To be done :: Output the lines from the top of the entries below to the line with "-0.208, -0.490, -0.379]", both included, exactly and without pictures.

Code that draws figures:
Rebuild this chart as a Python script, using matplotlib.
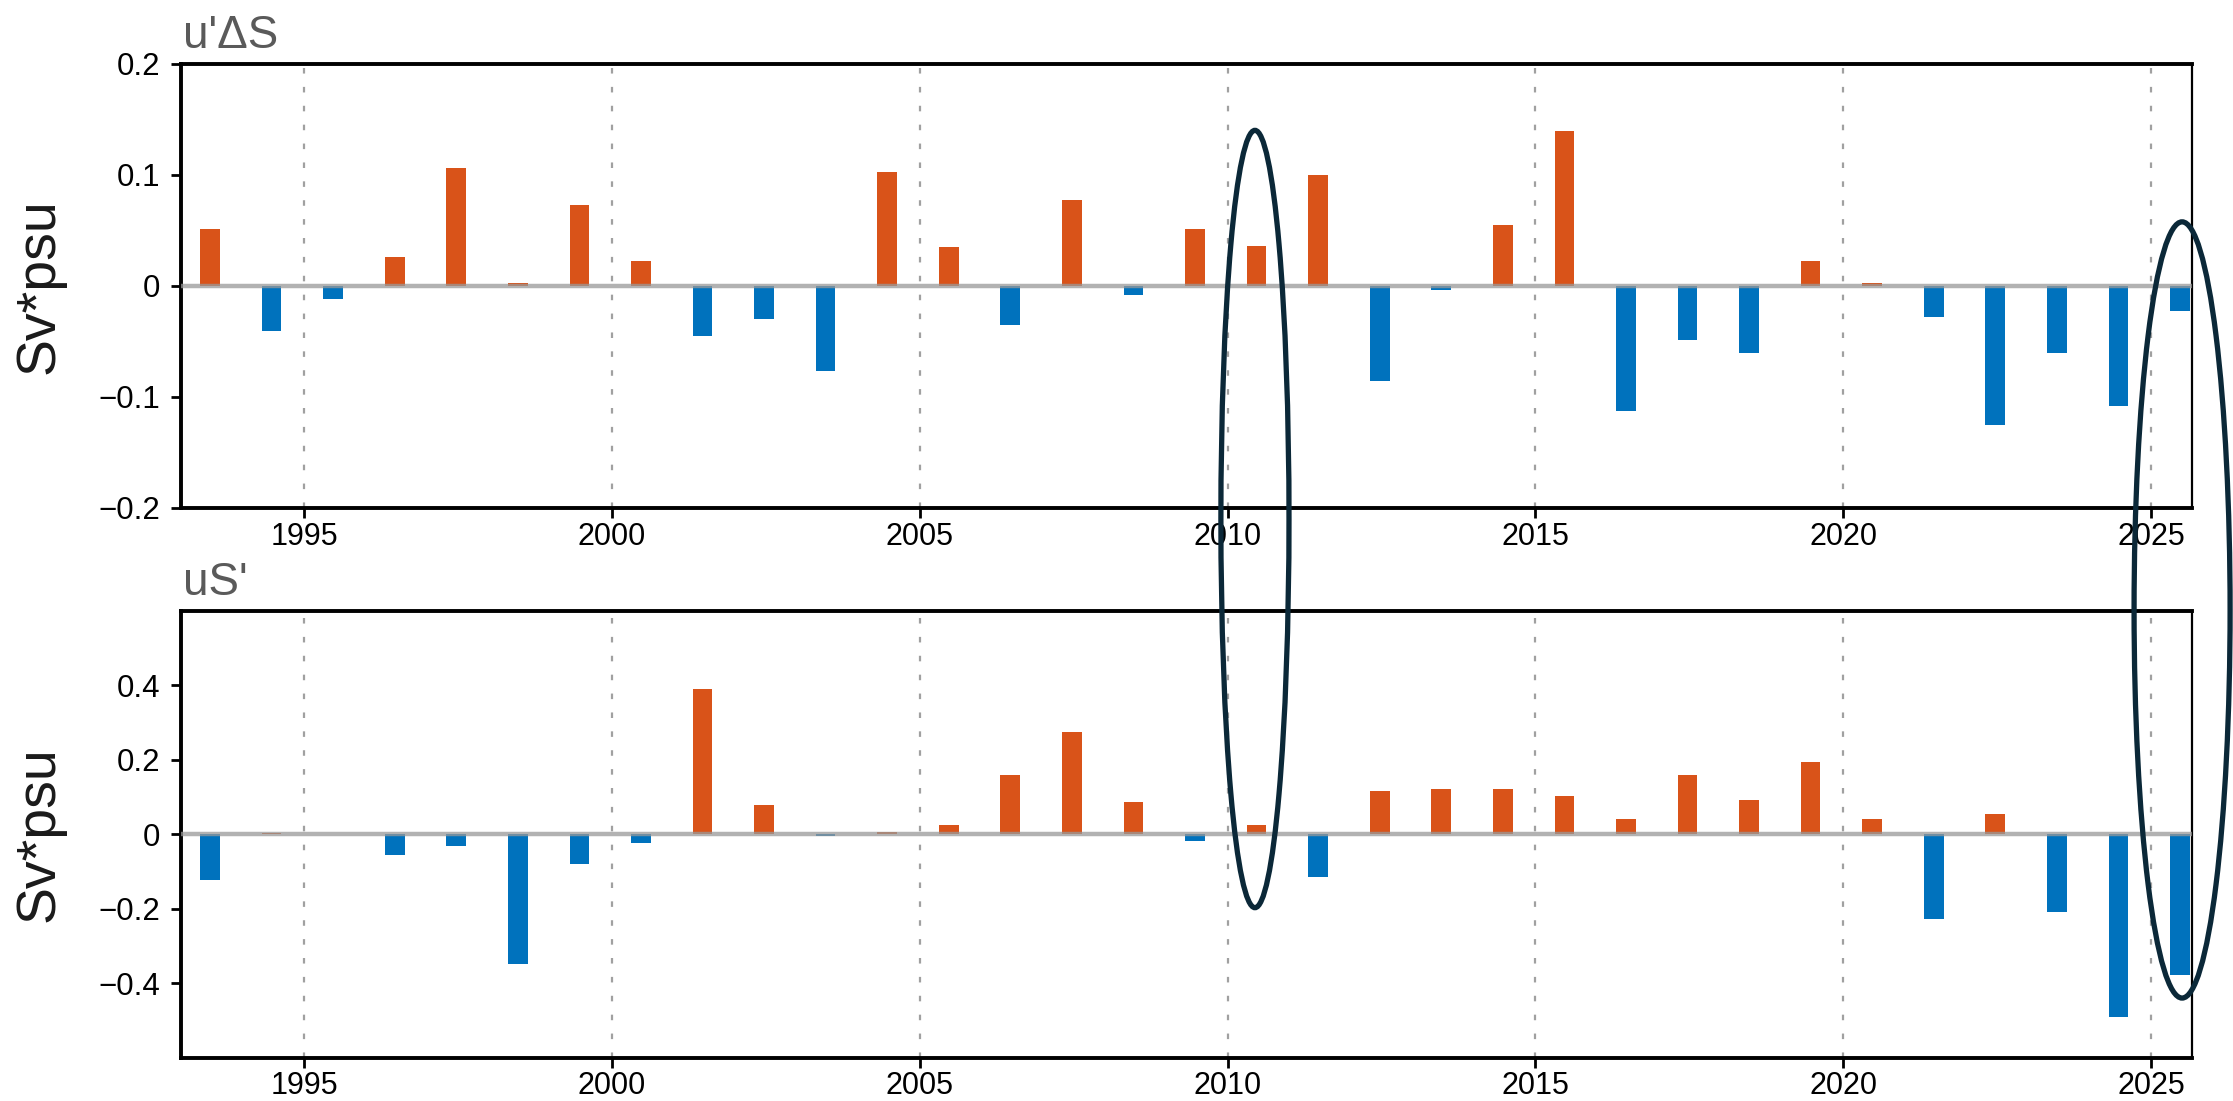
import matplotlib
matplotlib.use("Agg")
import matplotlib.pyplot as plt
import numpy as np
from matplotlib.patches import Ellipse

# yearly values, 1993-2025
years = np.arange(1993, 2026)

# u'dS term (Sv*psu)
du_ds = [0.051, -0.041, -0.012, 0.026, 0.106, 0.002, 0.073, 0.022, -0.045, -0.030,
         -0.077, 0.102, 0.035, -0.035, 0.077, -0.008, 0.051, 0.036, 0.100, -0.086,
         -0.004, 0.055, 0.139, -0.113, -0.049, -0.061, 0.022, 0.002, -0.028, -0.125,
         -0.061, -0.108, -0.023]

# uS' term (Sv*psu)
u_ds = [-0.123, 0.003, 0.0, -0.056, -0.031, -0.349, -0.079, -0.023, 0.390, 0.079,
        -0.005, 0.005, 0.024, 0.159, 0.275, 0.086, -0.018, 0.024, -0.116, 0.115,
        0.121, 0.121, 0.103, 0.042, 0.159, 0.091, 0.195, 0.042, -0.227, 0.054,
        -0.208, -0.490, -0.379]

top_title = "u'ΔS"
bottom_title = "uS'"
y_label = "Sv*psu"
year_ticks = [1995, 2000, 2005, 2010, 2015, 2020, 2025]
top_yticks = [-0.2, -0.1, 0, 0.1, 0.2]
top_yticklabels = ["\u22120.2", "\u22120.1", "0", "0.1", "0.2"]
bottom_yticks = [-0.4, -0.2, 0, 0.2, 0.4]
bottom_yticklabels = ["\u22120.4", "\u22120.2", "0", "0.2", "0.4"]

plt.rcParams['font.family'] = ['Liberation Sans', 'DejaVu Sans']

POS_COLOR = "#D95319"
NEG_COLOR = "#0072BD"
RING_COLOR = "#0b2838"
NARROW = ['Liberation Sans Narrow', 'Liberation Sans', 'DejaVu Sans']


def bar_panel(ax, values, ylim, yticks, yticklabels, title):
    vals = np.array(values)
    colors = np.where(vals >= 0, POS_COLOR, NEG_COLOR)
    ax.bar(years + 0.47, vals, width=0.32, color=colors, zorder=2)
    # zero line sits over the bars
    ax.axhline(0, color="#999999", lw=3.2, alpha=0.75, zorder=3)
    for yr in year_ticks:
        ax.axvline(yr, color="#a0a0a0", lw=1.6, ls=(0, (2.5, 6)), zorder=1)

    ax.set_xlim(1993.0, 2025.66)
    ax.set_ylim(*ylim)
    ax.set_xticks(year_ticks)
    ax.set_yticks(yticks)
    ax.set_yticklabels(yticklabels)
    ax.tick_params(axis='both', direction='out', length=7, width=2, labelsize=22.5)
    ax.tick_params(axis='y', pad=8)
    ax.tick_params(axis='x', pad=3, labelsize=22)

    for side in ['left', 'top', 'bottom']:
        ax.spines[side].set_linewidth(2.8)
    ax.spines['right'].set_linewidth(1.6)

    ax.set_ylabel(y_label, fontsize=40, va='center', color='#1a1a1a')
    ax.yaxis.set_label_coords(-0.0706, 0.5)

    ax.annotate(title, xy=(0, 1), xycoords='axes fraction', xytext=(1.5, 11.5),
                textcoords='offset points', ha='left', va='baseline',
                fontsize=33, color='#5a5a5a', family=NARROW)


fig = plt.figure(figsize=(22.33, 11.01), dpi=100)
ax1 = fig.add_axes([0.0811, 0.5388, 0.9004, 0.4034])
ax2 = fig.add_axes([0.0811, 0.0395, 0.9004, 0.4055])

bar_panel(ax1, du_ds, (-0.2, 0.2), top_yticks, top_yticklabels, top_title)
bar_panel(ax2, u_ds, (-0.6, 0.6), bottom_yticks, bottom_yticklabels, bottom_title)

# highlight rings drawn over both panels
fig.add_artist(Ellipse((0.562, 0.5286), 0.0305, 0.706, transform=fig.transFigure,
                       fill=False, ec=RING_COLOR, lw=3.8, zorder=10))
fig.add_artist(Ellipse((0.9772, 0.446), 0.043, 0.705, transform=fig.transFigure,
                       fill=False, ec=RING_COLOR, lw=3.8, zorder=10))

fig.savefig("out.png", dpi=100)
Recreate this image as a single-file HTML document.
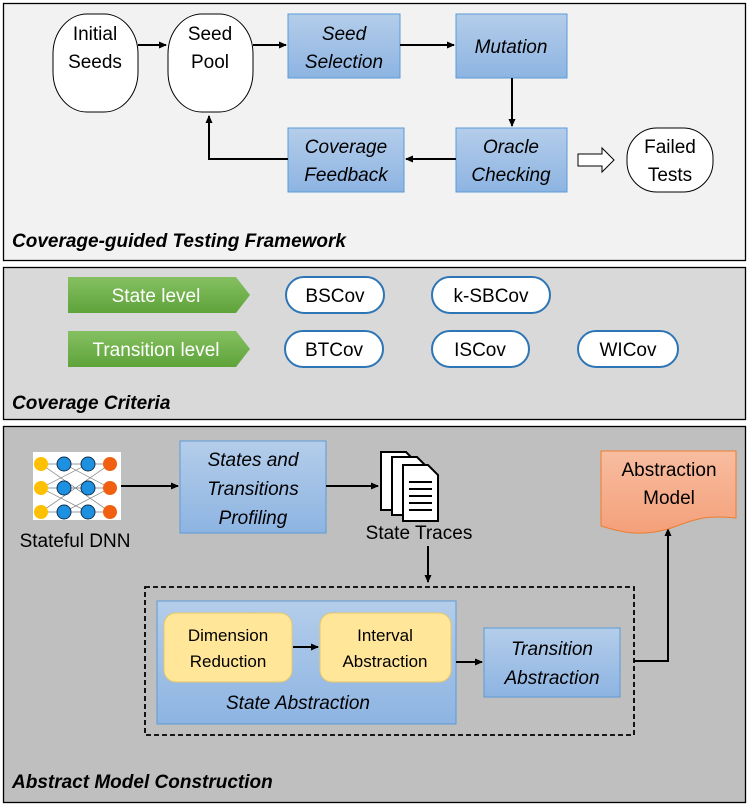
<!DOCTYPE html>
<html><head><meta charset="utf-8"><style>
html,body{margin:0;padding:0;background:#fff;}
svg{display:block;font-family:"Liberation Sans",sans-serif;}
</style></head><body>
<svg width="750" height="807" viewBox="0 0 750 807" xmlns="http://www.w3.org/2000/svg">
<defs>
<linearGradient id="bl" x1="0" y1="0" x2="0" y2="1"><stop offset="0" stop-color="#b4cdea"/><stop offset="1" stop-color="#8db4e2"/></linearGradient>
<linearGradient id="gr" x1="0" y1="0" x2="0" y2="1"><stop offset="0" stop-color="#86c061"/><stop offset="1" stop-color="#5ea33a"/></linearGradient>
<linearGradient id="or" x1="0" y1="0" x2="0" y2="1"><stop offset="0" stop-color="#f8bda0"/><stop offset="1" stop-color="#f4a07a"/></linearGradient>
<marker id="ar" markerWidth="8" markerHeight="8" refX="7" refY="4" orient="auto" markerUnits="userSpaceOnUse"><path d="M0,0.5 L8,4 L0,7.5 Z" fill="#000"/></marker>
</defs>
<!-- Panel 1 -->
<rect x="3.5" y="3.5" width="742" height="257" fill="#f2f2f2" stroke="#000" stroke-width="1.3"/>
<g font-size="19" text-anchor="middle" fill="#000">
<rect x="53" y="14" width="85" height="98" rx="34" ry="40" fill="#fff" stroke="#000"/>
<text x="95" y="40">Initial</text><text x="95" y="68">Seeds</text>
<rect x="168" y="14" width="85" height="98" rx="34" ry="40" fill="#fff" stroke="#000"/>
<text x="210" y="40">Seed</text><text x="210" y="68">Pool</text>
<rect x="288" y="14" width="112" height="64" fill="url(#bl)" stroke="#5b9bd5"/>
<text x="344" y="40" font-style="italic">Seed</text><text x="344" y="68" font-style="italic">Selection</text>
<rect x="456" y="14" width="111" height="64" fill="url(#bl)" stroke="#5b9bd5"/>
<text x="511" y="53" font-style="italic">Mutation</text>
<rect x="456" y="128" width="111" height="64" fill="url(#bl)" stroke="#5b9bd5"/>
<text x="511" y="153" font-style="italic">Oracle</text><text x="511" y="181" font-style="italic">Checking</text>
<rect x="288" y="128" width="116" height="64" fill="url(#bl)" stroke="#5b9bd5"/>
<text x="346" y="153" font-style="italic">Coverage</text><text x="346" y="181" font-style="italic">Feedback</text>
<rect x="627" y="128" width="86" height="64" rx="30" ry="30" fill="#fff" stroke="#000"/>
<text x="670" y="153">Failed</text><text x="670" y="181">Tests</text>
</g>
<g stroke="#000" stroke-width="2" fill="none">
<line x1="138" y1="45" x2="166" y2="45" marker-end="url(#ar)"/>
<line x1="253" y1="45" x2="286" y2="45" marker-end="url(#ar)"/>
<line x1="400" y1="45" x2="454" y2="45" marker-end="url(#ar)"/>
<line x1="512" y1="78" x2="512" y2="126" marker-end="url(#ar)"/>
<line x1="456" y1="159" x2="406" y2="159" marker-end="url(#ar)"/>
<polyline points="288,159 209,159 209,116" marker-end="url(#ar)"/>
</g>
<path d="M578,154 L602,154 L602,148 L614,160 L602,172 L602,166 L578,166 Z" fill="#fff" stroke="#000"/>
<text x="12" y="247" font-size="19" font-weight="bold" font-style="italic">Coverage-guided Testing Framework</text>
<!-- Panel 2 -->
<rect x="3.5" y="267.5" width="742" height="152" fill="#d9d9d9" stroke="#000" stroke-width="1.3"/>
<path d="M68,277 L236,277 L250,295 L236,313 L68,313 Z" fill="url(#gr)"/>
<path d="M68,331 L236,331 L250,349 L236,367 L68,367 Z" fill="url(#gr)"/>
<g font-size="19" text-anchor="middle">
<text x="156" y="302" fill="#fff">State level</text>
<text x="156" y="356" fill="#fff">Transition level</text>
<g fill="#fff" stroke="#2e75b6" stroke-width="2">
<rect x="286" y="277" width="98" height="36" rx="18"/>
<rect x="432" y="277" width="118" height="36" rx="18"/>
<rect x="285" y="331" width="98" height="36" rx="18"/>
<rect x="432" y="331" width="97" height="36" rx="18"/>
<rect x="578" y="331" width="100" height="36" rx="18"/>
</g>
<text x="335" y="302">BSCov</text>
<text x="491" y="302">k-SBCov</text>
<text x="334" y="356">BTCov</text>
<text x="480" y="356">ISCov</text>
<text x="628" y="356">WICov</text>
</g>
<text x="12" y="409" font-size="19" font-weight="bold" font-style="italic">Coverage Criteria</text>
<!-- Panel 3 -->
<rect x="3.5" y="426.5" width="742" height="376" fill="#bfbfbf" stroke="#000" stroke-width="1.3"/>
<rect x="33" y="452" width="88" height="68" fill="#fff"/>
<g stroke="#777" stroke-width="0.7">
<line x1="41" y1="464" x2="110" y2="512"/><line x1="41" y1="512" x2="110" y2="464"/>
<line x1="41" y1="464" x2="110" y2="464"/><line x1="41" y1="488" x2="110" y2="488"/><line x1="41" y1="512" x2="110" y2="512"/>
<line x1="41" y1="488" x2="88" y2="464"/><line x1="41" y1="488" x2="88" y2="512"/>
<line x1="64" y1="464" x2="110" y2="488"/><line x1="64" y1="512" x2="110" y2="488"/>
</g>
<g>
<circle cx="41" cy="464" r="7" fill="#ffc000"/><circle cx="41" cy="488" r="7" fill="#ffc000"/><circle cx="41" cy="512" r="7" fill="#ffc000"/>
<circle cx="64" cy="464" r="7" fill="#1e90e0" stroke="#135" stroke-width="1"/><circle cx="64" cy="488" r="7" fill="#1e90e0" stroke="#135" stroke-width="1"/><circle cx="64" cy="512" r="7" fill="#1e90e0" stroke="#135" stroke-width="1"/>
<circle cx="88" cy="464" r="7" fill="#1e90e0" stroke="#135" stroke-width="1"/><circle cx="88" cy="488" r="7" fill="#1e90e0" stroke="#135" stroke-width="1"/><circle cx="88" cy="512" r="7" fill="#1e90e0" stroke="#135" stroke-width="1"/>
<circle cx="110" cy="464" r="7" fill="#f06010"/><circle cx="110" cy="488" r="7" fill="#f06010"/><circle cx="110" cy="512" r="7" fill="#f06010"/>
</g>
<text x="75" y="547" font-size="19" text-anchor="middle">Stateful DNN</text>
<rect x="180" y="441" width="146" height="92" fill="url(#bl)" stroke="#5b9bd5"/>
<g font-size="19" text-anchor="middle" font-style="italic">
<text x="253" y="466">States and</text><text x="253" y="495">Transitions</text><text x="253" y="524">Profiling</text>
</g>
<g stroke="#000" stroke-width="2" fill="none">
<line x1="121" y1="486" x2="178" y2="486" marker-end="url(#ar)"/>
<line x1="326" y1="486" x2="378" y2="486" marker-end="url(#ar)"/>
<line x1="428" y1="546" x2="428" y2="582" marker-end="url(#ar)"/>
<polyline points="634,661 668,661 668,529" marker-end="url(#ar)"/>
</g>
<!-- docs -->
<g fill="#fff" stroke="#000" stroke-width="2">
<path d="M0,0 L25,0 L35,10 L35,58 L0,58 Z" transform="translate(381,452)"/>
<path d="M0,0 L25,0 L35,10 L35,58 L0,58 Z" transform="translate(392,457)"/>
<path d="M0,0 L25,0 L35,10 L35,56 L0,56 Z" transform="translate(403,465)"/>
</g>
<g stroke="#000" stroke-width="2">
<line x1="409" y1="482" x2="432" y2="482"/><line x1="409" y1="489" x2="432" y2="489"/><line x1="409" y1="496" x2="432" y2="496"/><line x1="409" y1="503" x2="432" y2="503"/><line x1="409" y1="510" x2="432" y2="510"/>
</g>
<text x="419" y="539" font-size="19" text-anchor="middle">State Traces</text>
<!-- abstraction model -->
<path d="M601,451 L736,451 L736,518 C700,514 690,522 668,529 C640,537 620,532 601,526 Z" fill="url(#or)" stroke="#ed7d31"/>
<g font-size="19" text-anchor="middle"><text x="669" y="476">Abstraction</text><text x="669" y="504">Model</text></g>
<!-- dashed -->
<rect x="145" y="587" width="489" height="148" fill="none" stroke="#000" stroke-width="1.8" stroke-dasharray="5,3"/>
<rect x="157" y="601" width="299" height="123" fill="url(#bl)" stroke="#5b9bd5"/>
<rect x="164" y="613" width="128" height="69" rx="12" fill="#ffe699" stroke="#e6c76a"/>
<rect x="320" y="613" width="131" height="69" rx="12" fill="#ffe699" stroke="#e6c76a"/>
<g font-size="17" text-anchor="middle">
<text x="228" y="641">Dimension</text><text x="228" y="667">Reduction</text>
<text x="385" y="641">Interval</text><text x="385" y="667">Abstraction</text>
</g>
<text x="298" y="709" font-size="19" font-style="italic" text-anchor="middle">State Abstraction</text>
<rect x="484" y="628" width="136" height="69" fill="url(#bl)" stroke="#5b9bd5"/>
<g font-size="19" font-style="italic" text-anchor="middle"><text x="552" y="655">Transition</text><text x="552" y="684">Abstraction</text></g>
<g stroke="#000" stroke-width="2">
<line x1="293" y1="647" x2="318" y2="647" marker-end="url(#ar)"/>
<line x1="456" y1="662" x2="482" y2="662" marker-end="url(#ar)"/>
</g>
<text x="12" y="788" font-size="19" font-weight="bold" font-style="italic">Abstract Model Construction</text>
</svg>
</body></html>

Finished exercise ::
Rebuild this chart as a Python script, using matplotlib.
import matplotlib
matplotlib.use("Agg")
import matplotlib.pyplot as plt
import numpy as np
from matplotlib.patches import Ellipse

# yearly values, 1993-2025
years = np.arange(1993, 2026)

# u'dS term (Sv*psu)
du_ds = [0.051, -0.041, -0.012, 0.026, 0.106, 0.002, 0.073, 0.022, -0.045, -0.030,
         -0.077, 0.102, 0.035, -0.035, 0.077, -0.008, 0.051, 0.036, 0.100, -0.086,
         -0.004, 0.055, 0.139, -0.113, -0.049, -0.061, 0.022, 0.002, -0.028, -0.125,
         -0.061, -0.108, -0.023]

# uS' term (Sv*psu)
u_ds = [-0.123, 0.003, 0.0, -0.056, -0.031, -0.349, -0.079, -0.023, 0.390, 0.079,
        -0.005, 0.005, 0.024, 0.159, 0.275, 0.086, -0.018, 0.024, -0.116, 0.115,
        0.121, 0.121, 0.103, 0.042, 0.159, 0.091, 0.195, 0.042, -0.227, 0.054,
        -0.208, -0.490, -0.379]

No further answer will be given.